Warm and crisp around the edges, without the weight.

Ingredients

  • 1 tablespoon olive oil
  • 1 small onion, chopped
  • 1 jalapeño, seeded and chopped
  • 2 garlic cloves, minced
  • 1 teaspoon chili powder
  • 1 teaspoon ground cumin
  • 4 cups chicken or vegetable broth
  • 1 can (14.5 ounces) diced tomatoes
  • 1 cup corn kernels (frozen or fresh)
  • 1 to 1 1/2 cups shredded rotisserie chicken (optional)
  • 4 small corn tortillas, cut into strips and baked until crisp
  • Lime wedges, cilantro, sliced scallions, thin avocado (optional)
  • Salt and black pepper

Instructions

  1. Heat oil in a pot over medium. Cook onion and jalapeño with a pinch of salt until soft, 5 to 6 minutes. Stir in garlic, chili powder, and cumin for 30 seconds.
  2. Add broth and tomatoes. Simmer 10 minutes.
  3. Stir in corn and chicken, if using. Simmer 3 to 4 minutes. Season to taste.
  4. Serve with baked tortilla strips, cilantro, lime, and optional avocado.

Lentil and Spinach with Cumin

Earthy, bright, and weeknight‑easy.

Ingredients

  • 1 tablespoon olive oil
  • 1 small onion, chopped
  • 1 carrot, chopped
  • 2 garlic cloves, minced
  • 1 1/2 teaspoons ground cumin
  • 1 cup brown or green lentils, rinsed
  • 5 cups low‑sodium vegetable broth
  • 4 cups baby spinach
  • 1 to 2 tablespoons lemon juice
  • 1/4 cup plain yogurt, optional
  • Salt and black pepper

Instructions

  1. Heat oil in a pot over medium. Cook onion and carrot with a pinch of salt until soft, 6 to 8 minutes. Add garlic and cumin for 30 seconds.
  2. Add lentils and broth. Bring to a simmer and cook until lentils are tender, 25 to 30 minutes.
  3. Stir in spinach to wilt. Off the heat, add lemon juice. Season. Serve with a spoon of yogurt if you like.

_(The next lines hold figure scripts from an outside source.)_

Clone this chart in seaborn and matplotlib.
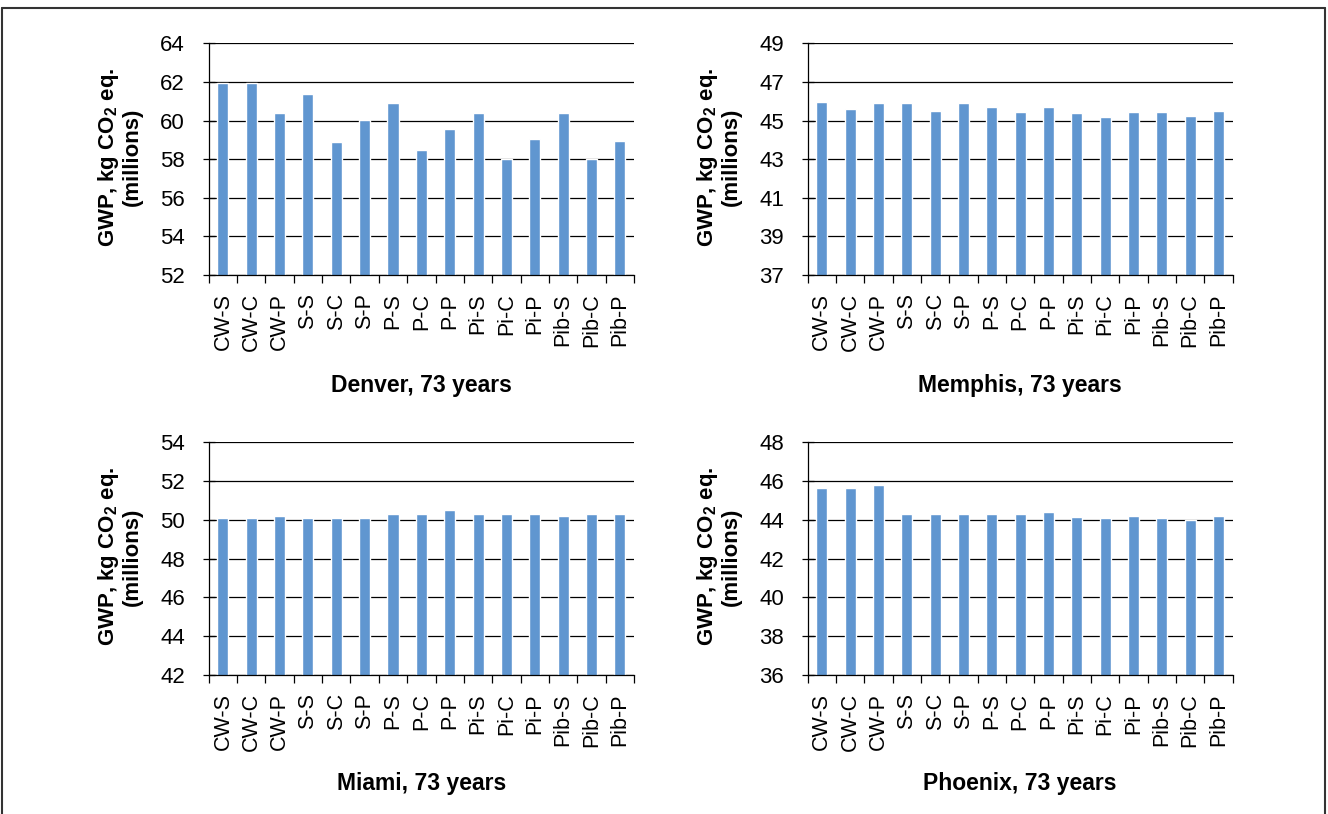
import matplotlib
matplotlib.use("Agg")
import matplotlib.pyplot as plt
from matplotlib.lines import Line2D
from matplotlib.ticker import FixedLocator
import seaborn as sns
import pandas as pd
import numpy as np

# --- data ---
configs = ["CW-S", "CW-C", "CW-P", "S-S", "S-C", "S-P", "P-S", "P-C", "P-P",
           "Pi-S", "Pi-C", "Pi-P", "Pib-S", "Pib-C", "Pib-P"]

denver = [61.95, 61.95, 60.4, 61.4, 58.9, 60.05, 60.9, 58.45, 59.55,
          60.4, 58.0, 59.05, 60.4, 58.0, 58.95]
memphis = [45.96, 45.6, 45.91, 45.91, 45.5, 45.91, 45.7, 45.44, 45.7,
           45.39, 45.18, 45.44, 45.44, 45.23, 45.5]
miami = [50.12, 50.12, 50.2, 50.12, 50.12, 50.12, 50.31, 50.31, 50.51,
         50.31, 50.31, 50.31, 50.2, 50.31, 50.31]
phoenix = [45.65, 45.65, 45.8, 44.31, 44.31, 44.31, 44.31, 44.31, 44.41,
           44.15, 44.1, 44.2, 44.1, 44.0, 44.2]

titles = ["Denver, 73 years", "Memphis, 73 years", "Miami, 73 years", "Phoenix, 73 years"]
ylims = [(52, 64), (37, 49), (42, 54), (36, 48)]

bar_color = "#6096D0"

sns.set_style("white")
plt.rcParams["font.family"] = ["Liberation Sans", "DejaVu Sans"]
plt.rcParams["text.color"] = "black"
plt.rcParams["axes.labelcolor"] = "black"
plt.rcParams["xtick.color"] = "black"
plt.rcParams["ytick.color"] = "black"

fig = plt.figure(figsize=(13.28, 8.14), dpi=100)
W, H = 1328, 814

# axes boxes in pixels: left, top, right, bottom ; title top in pixels
boxes = [(208.7, 43.3, 634, 275), (807.7, 43.3, 1232.7, 275),
         (208.7, 442.3, 634, 675), (807.7, 442.3, 1232.7, 675)]
title_tops = [374, 374, 772, 772]

series = [denver, memphis, miami, phoenix]

for vals, title, ylim, box, ttop in zip(series, titles, ylims, boxes, title_tops):
    l, t, r, b = box
    ax = fig.add_axes([l / W, 1 - b / H, (r - l) / W, (b - t) / H])
    df = pd.DataFrame({"config": configs, "gwp": vals})
    sns.barplot(data=df, x="config", y="gwp", color=bar_color, width=0.39,
                saturation=1, ax=ax, zorder=3)
    ax.set_xlim(-0.5, len(configs) - 0.5)
    ax.set_ylim(*ylim)
    ax.set_yticks(np.arange(ylim[0], ylim[1] + 1, 2))
    ax.grid(axis="y", color="black", linewidth=0.9, zorder=0)
    ax.set_axisbelow(True)
    for s in ["top", "right"]:
        ax.spines[s].set_visible(False)
    for s in ["left", "bottom"]:
        ax.spines[s].set_color("black")
        ax.spines[s].set_linewidth(0.9)
        ax.spines[s].set_zorder(4)

    # category boundaries as tick marks, labels without marks
    ax.xaxis.set_minor_locator(FixedLocator([i - 0.5 for i in range(len(configs) + 1)]))
    ax.tick_params(axis="x", which="minor", length=6, width=0.9, color="black",
                   direction="out", bottom=True)
    ax.tick_params(axis="x", which="major", length=0, pad=13, labelsize=15.5,
                   rotation=90)
    ax.tick_params(axis="y", which="major", length=8, width=0.9, color="black",
                   direction="inout", left=True, labelsize=16, pad=13)

    ax.set_xlabel(title, fontsize=16.5, fontweight="bold", va="top")
    ax.xaxis.set_label_coords(0.5, (b - ttop) / (b - t))
    ax.set_ylabel("GWP, kg CO$_\\mathregular{2}$ eq.\n(millions)", fontsize=16,
                  fontweight="bold", linespacing=1.0, va="center")
    ax.yaxis.set_label_coords(-0.21, 0.51)

# frame around the figure
lw = 1.5
fig.add_artist(Line2D([2 / W, 1325 / W], [1 - 8 / H, 1 - 8 / H], color="#333333", lw=lw,
                      transform=fig.transFigure))
fig.add_artist(Line2D([2 / W, 2 / W], [0, 1 - 8 / H], color="#333333", lw=lw,
                      transform=fig.transFigure))
fig.add_artist(Line2D([1325 / W, 1325 / W], [0, 1 - 8 / H], color="#333333", lw=lw,
                      transform=fig.transFigure))

fig.savefig("out.png", dpi=100)
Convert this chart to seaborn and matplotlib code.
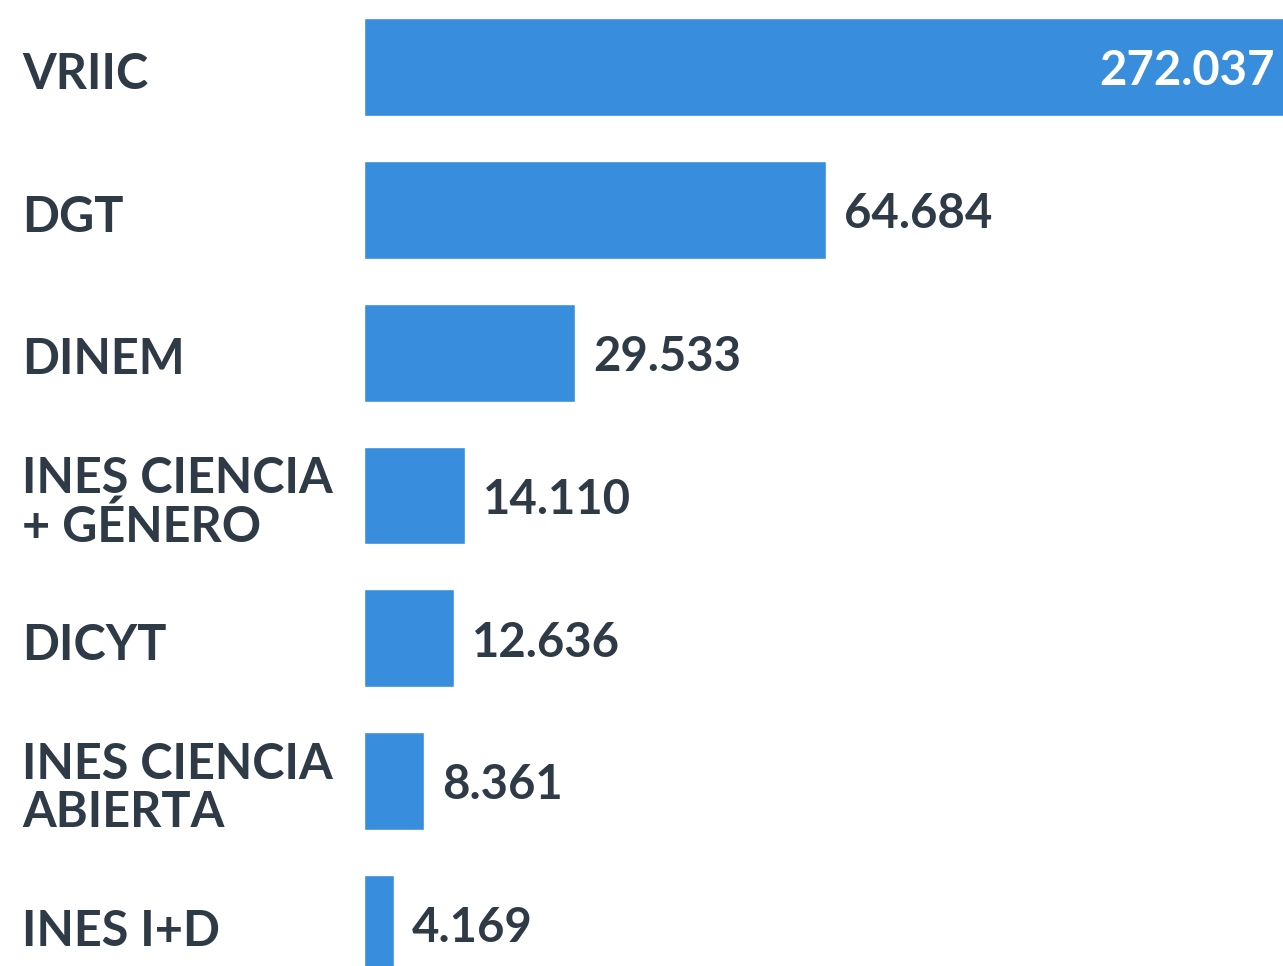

How to Keep Any Soup Light and Satisfying
Build flavor with aromatics and acids. Onion, garlic, ginger, herbs, citrus, and a splash of vinegar do more than extra oil.
Use texture as garnish. Toasted crumbs, baked tortilla strips, or sliced scallions give contrast without weight.
Mind the starch. Small amounts of rice, beans, or lentils are enough; measure, do not pour.
Finish fresh. A handful of herbs, pepper, or a drizzle of good oil at the end beats extra dairy.